#### DIRECTIONS FOR THIS TASK:
Print out every line, exactly as written.

#### DATA EXCERPT:
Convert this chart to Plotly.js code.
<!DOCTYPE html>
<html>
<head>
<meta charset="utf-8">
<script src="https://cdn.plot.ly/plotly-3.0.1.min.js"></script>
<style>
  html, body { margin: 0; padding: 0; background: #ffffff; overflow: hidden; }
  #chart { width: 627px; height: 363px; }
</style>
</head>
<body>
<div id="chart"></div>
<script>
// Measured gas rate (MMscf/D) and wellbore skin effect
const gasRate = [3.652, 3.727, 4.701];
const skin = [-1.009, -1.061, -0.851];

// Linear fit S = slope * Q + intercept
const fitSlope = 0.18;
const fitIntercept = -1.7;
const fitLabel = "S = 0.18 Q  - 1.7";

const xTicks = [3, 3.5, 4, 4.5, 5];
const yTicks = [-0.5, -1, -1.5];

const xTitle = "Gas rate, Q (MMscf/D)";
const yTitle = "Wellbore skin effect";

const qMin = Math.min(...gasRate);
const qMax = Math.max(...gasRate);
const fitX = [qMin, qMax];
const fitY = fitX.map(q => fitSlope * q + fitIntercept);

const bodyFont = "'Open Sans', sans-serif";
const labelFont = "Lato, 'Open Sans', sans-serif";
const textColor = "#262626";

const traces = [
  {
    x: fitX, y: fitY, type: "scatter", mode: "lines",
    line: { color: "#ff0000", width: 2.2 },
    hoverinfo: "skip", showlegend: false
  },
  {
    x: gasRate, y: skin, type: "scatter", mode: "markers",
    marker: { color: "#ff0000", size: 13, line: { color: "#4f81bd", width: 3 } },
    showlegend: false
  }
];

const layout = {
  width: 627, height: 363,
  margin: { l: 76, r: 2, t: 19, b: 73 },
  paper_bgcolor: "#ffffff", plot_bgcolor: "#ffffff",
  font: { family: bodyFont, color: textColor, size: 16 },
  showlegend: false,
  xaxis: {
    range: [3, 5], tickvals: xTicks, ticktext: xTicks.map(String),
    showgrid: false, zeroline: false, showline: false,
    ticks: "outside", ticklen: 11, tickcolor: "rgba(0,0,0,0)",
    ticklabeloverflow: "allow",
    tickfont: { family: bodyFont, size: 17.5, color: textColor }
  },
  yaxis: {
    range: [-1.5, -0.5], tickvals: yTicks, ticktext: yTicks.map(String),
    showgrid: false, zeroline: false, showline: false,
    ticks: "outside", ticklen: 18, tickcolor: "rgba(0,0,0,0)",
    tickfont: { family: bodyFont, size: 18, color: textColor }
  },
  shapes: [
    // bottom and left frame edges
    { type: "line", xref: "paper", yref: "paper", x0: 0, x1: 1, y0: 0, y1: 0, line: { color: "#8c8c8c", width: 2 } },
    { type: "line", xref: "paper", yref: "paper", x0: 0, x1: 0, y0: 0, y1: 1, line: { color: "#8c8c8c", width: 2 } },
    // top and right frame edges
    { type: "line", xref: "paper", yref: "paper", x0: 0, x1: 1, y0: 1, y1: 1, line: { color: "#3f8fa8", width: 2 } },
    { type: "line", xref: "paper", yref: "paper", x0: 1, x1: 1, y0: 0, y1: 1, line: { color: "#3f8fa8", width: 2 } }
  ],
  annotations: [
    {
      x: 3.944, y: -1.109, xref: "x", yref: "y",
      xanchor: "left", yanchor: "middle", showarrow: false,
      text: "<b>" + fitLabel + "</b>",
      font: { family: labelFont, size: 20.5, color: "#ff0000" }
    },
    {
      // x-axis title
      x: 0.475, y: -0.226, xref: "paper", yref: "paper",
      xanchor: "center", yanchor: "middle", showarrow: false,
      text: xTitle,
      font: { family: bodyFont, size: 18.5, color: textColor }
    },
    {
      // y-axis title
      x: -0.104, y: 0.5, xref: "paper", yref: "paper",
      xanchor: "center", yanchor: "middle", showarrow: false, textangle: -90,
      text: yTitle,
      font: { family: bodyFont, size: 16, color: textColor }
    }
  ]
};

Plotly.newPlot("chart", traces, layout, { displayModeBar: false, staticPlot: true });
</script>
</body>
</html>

#### TASK OUTPUT:
Convert this chart to Plotly.js code.
<!DOCTYPE html>
<html>
<head>
<meta charset="utf-8">
<script src="https://cdn.plot.ly/plotly-3.0.1.min.js"></script>
<style>
  html, body { margin: 0; padding: 0; background: #ffffff; overflow: hidden; }
  #chart { width: 627px; height: 363px; }
</style>
</head>
<body>
<div id="chart"></div>
<script>
// Measured gas rate (MMscf/D) and wellbore skin effect
const gasRate = [3.652, 3.727, 4.701];
const skin = [-1.009, -1.061, -0.851];

// Linear fit S = slope * Q + intercept
const fitSlope = 0.18;
const fitIntercept = -1.7;
const fitLabel = "S = 0.18 Q  - 1.7";

const xTicks = [3, 3.5, 4, 4.5, 5];
const yTicks = [-0.5, -1, -1.5];

const xTitle = "Gas rate, Q (MMscf/D)";
const yTitle = "Wellbore skin effect";

const qMin = Math.min(...gasRate);
const qMax = Math.max(...gasRate);
const fitX = [qMin, qMax];
const fitY = fitX.map(q => fitSlope * q + fitIntercept);

const bodyFont = "'Open Sans', sans-serif";
const labelFont = "Lato, 'Open Sans', sans-serif";
const textColor = "#262626";

const traces = [
  {
    x: fitX, y: fitY, type: "scatter", mode: "lines",
    line: { color: "#ff0000", width: 2.2 },
    hoverinfo: "skip", showlegend: false
  },
  {
    x: gasRate, y: skin, type: "scatter", mode: "markers",
    marker: { color: "#ff0000", size: 13, line: { color: "#4f81bd", width: 3 } },
    showlegend: false
  }
];

const layout = {
  width: 627, height: 363,
  margin: { l: 76, r: 2, t: 19, b: 73 },
  paper_bgcolor: "#ffffff", plot_bgcolor: "#ffffff",
  font: { family: bodyFont, color: textColor, size: 16 },
  showlegend: false,
  xaxis: {
    range: [3, 5], tickvals: xTicks, ticktext: xTicks.map(String),
    showgrid: false, zeroline: false, showline: false,
    ticks: "outside", ticklen: 11, tickcolor: "rgba(0,0,0,0)",
    ticklabeloverflow: "allow",
    tickfont: { family: bodyFont, size: 17.5, color: textColor }
  },
  yaxis: {
    range: [-1.5, -0.5], tickvals: yTicks, ticktext: yTicks.map(String),
    showgrid: false, zeroline: false, showline: false,
    ticks: "outside", ticklen: 18, tickcolor: "rgba(0,0,0,0)",
    tickfont: { family: bodyFont, size: 18, color: textColor }
  },
  shapes: [
    // bottom and left frame edges
    { type: "line", xref: "paper", yref: "paper", x0: 0, x1: 1, y0: 0, y1: 0, line: { color: "#8c8c8c", width: 2 } },
    { type: "line", xref: "paper", yref: "paper", x0: 0, x1: 0, y0: 0, y1: 1, line: { color: "#8c8c8c", width: 2 } },
    // top and right frame edges
    { type: "line", xref: "paper", yref: "paper", x0: 0, x1: 1, y0: 1, y1: 1, line: { color: "#3f8fa8", width: 2 } },
    { type: "line", xref: "paper", yref: "paper", x0: 1, x1: 1, y0: 0, y1: 1, line: { color: "#3f8fa8", width: 2 } }
  ],
  annotations: [
    {
      x: 3.944, y: -1.109, xref: "x", yref: "y",
      xanchor: "left", yanchor: "middle", showarrow: false,
      text: "<b>" + fitLabel + "</b>",
      font: { family: labelFont, size: 20.5, color: "#ff0000" }
    },
    {
      // x-axis title
      x: 0.475, y: -0.226, xref: "paper", yref: "paper",
      xanchor: "center", yanchor: "middle", showarrow: false,
      text: xTitle,
      font: { family: bodyFont, size: 18.5, color: textColor }
    },
    {
      // y-axis title
      x: -0.104, y: 0.5, xref: "paper", yref: "paper",
      xanchor: "center", yanchor: "middle", showarrow: false, textangle: -90,
      text: yTitle,
      font: { family: bodyFont, size: 16, color: textColor }
    }
  ]
};

Plotly.newPlot("chart", traces, layout, { displayModeBar: false, staticPlot: true });
</script>
</body>
</html>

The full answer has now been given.